1908 book by George Paulin

No Struggle for Existence, No Natural Selection: A Critical Examination of the Fundamental Principles of the Darwinian Theory is a 1908 book by George Paulin.

Paulin argues in the book that there is no struggle for existence in nature and that all small individual variations are eventually eliminated by cross-breeding. The book heavily criticized Charles Darwin's writings on natural selection and also attempted to refute Malthusian theory.

The book was negatively reviewed in the British Medical Journal claiming "we are not sufficiently impressed by [the] author's arguments". One of Paulin's main arguments was that carnivora rarely attack each other and the male in all species is found to kill the young at birth.
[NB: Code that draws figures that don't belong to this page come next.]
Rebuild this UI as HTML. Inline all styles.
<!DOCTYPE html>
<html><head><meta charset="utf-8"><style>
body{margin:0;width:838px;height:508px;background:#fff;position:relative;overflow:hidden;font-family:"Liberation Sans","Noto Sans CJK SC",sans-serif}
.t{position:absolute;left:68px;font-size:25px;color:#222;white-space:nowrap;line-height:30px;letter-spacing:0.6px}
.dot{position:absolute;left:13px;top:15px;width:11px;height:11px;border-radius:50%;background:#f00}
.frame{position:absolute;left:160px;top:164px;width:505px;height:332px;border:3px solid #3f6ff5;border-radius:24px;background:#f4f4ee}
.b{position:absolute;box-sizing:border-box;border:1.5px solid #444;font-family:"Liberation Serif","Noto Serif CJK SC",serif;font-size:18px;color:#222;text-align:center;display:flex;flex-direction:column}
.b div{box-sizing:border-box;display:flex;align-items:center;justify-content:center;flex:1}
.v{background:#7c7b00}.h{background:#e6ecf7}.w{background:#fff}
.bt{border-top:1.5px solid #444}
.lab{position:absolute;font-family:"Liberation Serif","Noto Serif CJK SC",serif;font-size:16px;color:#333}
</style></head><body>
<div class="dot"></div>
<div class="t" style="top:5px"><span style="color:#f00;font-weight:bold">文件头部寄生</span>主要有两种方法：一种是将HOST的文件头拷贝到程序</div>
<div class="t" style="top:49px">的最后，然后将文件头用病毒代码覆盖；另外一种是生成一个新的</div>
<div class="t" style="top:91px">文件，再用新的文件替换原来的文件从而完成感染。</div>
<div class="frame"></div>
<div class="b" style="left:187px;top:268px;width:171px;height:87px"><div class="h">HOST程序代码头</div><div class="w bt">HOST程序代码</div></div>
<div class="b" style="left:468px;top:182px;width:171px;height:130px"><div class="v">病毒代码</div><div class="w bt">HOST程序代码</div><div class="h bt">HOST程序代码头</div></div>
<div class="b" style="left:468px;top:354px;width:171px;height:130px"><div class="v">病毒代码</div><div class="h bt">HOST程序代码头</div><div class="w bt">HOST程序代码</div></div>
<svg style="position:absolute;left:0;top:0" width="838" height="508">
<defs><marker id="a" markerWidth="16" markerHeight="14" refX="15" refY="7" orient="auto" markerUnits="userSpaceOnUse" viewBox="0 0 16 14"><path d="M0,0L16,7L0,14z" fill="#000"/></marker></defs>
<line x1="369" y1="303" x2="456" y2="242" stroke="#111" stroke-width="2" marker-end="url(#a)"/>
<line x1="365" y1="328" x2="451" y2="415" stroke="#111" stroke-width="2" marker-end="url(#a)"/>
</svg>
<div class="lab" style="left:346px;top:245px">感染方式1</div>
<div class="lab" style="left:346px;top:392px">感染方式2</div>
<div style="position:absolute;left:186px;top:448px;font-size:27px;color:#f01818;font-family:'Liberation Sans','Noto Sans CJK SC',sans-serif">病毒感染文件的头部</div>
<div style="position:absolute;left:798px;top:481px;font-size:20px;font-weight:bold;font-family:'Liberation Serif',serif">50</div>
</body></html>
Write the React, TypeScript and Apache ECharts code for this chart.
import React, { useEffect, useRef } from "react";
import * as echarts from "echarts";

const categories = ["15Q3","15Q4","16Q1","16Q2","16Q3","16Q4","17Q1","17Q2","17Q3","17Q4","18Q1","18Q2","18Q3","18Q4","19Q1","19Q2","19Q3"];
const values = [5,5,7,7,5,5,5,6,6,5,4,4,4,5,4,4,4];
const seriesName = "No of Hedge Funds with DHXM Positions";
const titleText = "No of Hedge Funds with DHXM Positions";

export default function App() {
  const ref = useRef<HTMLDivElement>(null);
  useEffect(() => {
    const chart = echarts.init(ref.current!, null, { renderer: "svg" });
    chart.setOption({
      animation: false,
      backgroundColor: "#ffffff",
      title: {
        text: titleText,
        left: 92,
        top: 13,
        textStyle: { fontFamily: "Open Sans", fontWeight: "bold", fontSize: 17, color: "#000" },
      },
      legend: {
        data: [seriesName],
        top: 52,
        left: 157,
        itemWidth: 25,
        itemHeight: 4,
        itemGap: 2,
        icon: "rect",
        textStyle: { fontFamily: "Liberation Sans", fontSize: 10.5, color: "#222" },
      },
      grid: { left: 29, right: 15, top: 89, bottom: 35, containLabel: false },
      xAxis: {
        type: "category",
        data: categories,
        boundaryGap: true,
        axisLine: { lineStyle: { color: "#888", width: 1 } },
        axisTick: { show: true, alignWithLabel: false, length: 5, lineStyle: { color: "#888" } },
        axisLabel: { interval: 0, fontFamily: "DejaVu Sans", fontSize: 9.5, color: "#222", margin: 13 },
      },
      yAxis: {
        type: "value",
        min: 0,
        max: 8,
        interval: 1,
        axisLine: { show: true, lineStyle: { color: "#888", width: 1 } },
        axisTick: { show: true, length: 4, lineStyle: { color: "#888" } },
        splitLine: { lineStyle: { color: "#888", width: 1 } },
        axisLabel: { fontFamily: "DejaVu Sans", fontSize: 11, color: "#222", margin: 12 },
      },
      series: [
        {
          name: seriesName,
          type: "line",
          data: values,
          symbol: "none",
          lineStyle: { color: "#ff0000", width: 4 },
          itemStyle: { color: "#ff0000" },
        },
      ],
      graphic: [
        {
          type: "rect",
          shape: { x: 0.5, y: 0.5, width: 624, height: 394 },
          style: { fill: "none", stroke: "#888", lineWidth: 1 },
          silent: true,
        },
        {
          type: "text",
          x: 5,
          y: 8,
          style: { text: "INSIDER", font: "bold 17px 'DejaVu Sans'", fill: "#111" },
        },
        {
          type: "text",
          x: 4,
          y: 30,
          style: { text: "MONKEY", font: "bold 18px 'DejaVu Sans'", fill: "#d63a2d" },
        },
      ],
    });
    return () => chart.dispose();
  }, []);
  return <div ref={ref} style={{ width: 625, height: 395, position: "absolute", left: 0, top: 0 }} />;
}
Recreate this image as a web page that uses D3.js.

Paulin stated that "Darwin's conception of the cruelty of nature to her sentient offspring is wholly mistaken." He argued that the struggle for existence emphasized by Darwin was immoral. This was disputed by a reviewer who wrote that Paulin's idea that there was no struggle for existence amongst animals, because of the destruction of young offspring by males is "more revolting than the most horrible struggle for existence suggested by Darwin and the attempt to fix a charge of immorality upon scientific theorems with which we do not agree is itself of doubtful morality."

The philosopher Edmund Hollands also negatively reviewed the book pointing out that Paulin was "apparently not a biologist, nor is he much read in biological literature... Mr. Paulin himself espouses Lamarckism in the body of his book, though without at any time considering, or even perceiving, the difficulties involved in it."